On May 7, 2007, at 2:01 PM, Perrin Harkins wrote:
It does when you shut down the BDB "environment", but there's no
reason to do that unless your processes are exiting.
ah, that makes sense. so long as one process has bdb running, its
there's a shared bdb memory section.
Blocking? You mean readers blocking writers? If you have frequent
updates, the MVCC model used by InnoDB tables avoids that. In
general, I've found the read performance of InnoDB to be better than
MyISAM in my application.
readers blocking readers.
they
eventually realized that when the system wasn't making use of the
mysql query caching, the requests were blocking with all the other
mysql traffic. i think it was because all the selects happen in one
synchronous process.
Not sure what you're talking about there.
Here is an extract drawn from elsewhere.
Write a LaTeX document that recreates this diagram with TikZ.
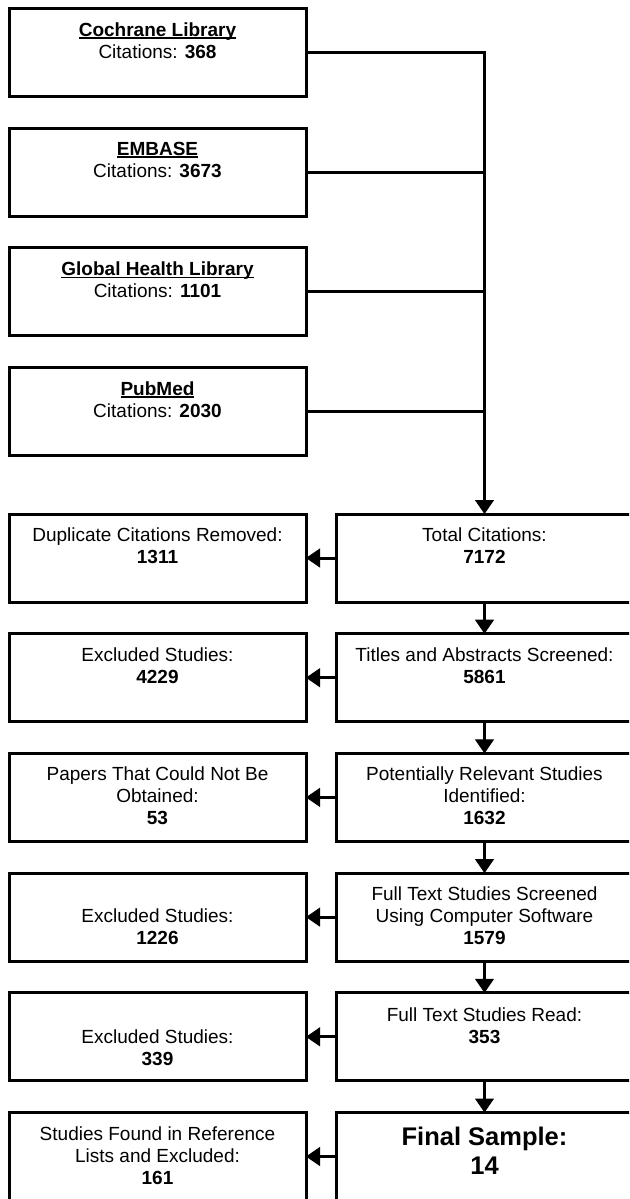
\documentclass[tikz,border=0pt]{standalone}
\usepackage{fontspec}
\setmainfont{Liberation Sans}
\usetikzlibrary{arrows.meta}
\usetikzlibrary{positioning}
% bold database name with a close underline
\newcommand{\dbtitle}[1]{\setbox0\hbox{\textbf{#1}}\rlap{\rule[-2.6pt]{\wd0}{1.6pt}}\box0}

\begin{document}
\begin{tikzpicture}[x=1pt,y=-1pt,
  box/.style={draw, line width=3pt, minimum width=297pt, minimum height=88pt,
    inner sep=0pt, outer sep=0pt},
  txt/.style={anchor=north, align=center, inner sep=0pt,
    font=\fontsize{19}{22}\selectfont},
  bigtxt/.style={txt, font=\fontsize{25.5}{29}\selectfont\bfseries},
  link/.style={line width=3pt},
  arr/.style={link, -{Triangle[length=14pt,width=19pt,line width=1pt]}},
  node distance=31.7pt and 30pt]
\useasboundingbox (0,0) rectangle (629,1199);
\clip (0,0) rectangle (629,1199);

% databases
\node[box] (cochrane) at (157.5,52.5) {};
\node[box, below=of cochrane] (embase) {};
\node[box, below=of embase] (ghl) {};
\node[box, below=of ghl] (pubmed) {};

% main flow
\node[box] (total) at (484.5,558) {};
\node[box, below=of total] (titles) {};
\node[box, below=of titles] (relevant) {};
\node[box, below=of relevant] (software) {};
\node[box, below=of software] (read) {};
\node[box, below=of read] (final) {};

% removed at each step
\node[box, left=of total] (duplicate) {};
\node[box, left=of titles] (exclabs) {};
\node[box, left=of relevant] (notobt) {};
\node[box, left=of software] (exclsoft) {};
\node[box, left=of read] (exclread) {};
\node[box, left=of final] (reflists) {};

% texts
\node[txt, below=13.8pt of cochrane.north] (cochranetxt) {\dbtitle{Cochrane Library}\\Citations: \textbf{368}};
\node[txt, below=13.8pt of embase.north] (embasetxt) {\dbtitle{EMBASE}\\Citations: \textbf{3673}};
\node[txt, below=13.8pt of ghl.north] (ghltxt) {\dbtitle{Global Health Library}\\Citations: \textbf{1101}};
\node[txt, below=13.8pt of pubmed.north] (pubmedtxt) {\dbtitle{PubMed}\\Citations: \textbf{2030}};

\node[txt, below=13.8pt of total.north] (totaltxt) {Total Citations:\\\textbf{7172}};
\node[txt, below=13.8pt of titles.north] (titlestxt) {Titles and Abstracts Screened:\\\textbf{5861}};
\node[txt, below=13.3pt of relevant.north] (relevanttxt) {Potentially Relevant Studies\\Identified:\\\textbf{1632}};
\node[txt, below=13.3pt of software.north] (softwaretxt) {Full Text Studies Screened\\Using Computer Software\\\textbf{1579}};
\node[txt, below=14.5pt of read.north] (readtxt) {Full Text Studies Read:\\\textbf{353}};
\node[bigtxt, below=14.6pt of final.north] (finaltxt) {Final Sample:\\14};

\node[txt, below=13.8pt of duplicate.north] (duplicatetxt) {Duplicate Citations Removed:\\\textbf{1311}};
\node[txt, below=13.8pt of exclabs.north] (exclabstxt) {Excluded Studies:\\\textbf{4229}};
\node[txt, below=13.3pt of notobt.north] (notobttxt) {Papers That Could Not Be\\Obtained:\\\textbf{53}};
\node[txt, below=35.5pt of exclsoft.north] (exclsofttxt) {Excluded Studies:\\\textbf{1226}};
\node[txt, below=36.5pt of exclread.north] (exclreadtxt) {Excluded Studies:\\\textbf{339}};
\node[txt, below=13.8pt of reflists.north] (reflisttxt) {Studies Found in Reference\\Lists and Excluded:\\\textbf{161}};

% databases into total
\draw[arr] (cochrane.east) -| (total.north);
\foreach \db in {embase, ghl, pubmed} {
  \draw[link] (\db.east) -- (\db.east -| total.north);
}
% down the flow
\foreach \a/\b in {total/titles, titles/relevant, relevant/software, software/read, read/final} {
  \draw[arr] (\a.south) -- (\b.north);
}
% out to the left
\foreach \a/\b in {total/duplicate, titles/exclabs, relevant/notobt, software/exclsoft, read/exclread, final/reflists} {
  \draw[arr] (\a.west) -- (\b.east);
}
\end{tikzpicture}
\end{document}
MySQL is a multi-threaded
daemon and readers don't block each other, even with the simple MyISAM
locking scheme.
In any case, the scenario I had in mind for Will Fould's situation is
a dedicated MySQL on the local box that does nothing but handle this
shared data.
Is this new?
I thought the same as you , until that lighttpd posting ( March
2006 ). But according to Jan , who was at MySQL at the time ,
MySQL only had a synchronous API. An async was on a todo list, but
selects were blocking on the whole server.
I didn't really look into it much then, because I was already
converted to Postgres for just about everything at the time.